Environment
RMRDC Set To Fight Environmental Degradationa
The Raw Materials Research and Development Council (RMRDC) has canvassed the use of cassava starch to fight environmental degradation.
The council’s Director General, Prof. Azikiwe Onwualu, made the call on Tuesday in Ibadan at a workshop on production of biodegradable green plastics and monosodium glutamate from cassava starch.
Onwualu, who said the technology for the production was already established in many developed countries, noted that proliferation of plastic disposables and bottled water containers had become a menace to the physical and soil environment in the country.
He called for a mass enlightenment campaign for a shift from the use of non-biodegradable plastic packaging materials to biodegradable materials.
Biodegradable materials, he said, were safer and more environmentally friendly, the director-general, who was represented by Mrs Angela Uboh, a top official of RMRDC, said.
To deploy cassava starch for industrial uses of biodegradable green plastics and monosodium glutamate, Onwualu called for the development of early varieties of cassava suitable for mechanical harvesting and peeling.
He also called for an efficient as well as integrated production and marketing strategy to ensure steady supply of the crop to local industries and foreign markets.
Dr Adeniyi Afolabi, a chemistry lecturer at the Federal University of Agriculture, Abeokuta, said the use of cassava starch in the production of biodegradable plastics in the country would stimulate more interest in cassava production.
This, he added, would reduce unemployment and create an eco-friendly biodegradable plastic capable of decaying harmlessly in the environment.
Afolabi said while Nigeria remained the world’s largest producer of cassava starch, less than 10 per cent of its produce was being channeled into industrial use.
The state’s Coordinator of RMRDC, Dr Gabriel Awolehin, said the challenge of meeting the raw material needs of increasing cassava products should not rest with cassava farmers alone.
“ Government has a role of appropriate policy decisions that encourage and protect the farmers and processors.
“ Agricultural development agencies need to have production target to support by provision of inputs, land and technical services,’’ he said.
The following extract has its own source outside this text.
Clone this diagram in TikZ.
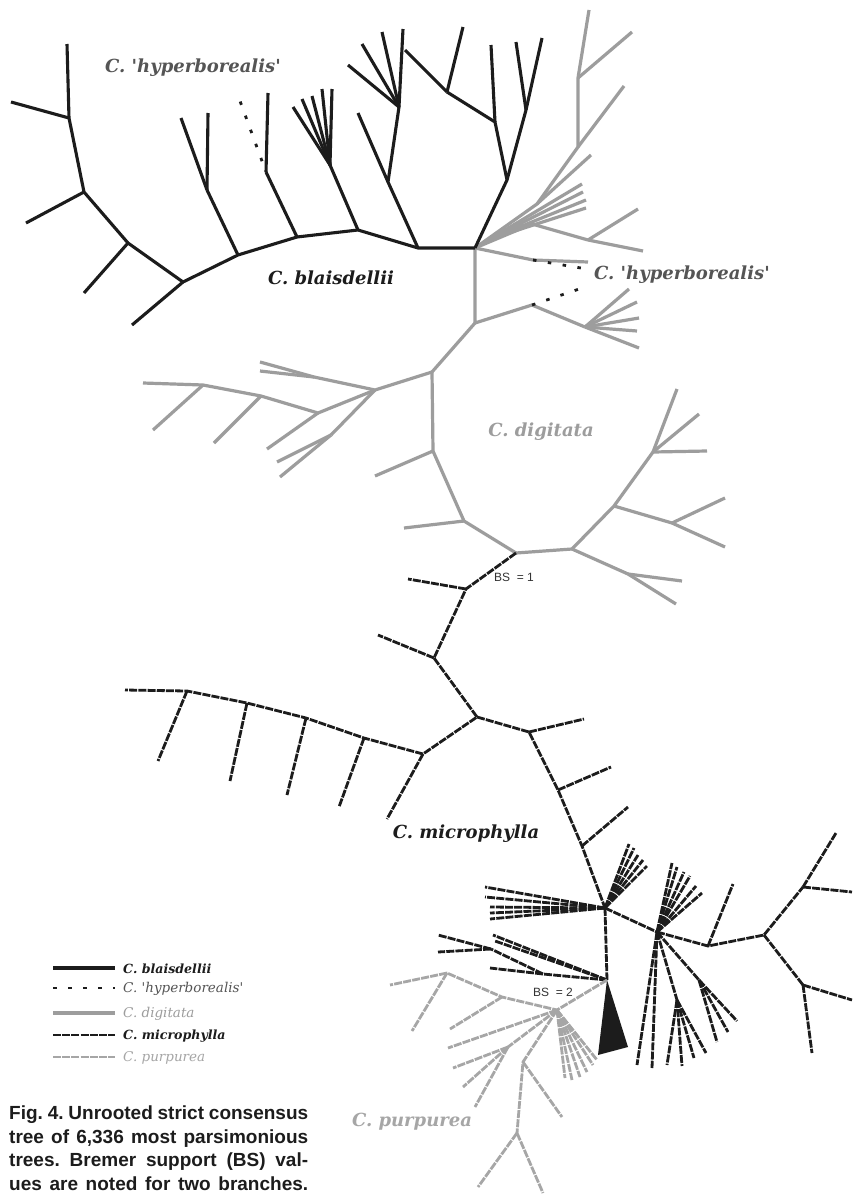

He called on the country’s financial institutions to make loans freely available at single digit interest so that cassava farmers would be empowered to increase their production capacities.
The RMRDC workshop was organised in conjunction with the South-West Zone of National Environmental Standards and Regulations Enforcement Agency (NESREA) and the Oyo State Ministry of Environment and Habitat.
The objectives of the workshop included creation of awareness on the adverse effects of waste plastic, the diversification from common use of cassava and generation of foreign exchange from export of the crop.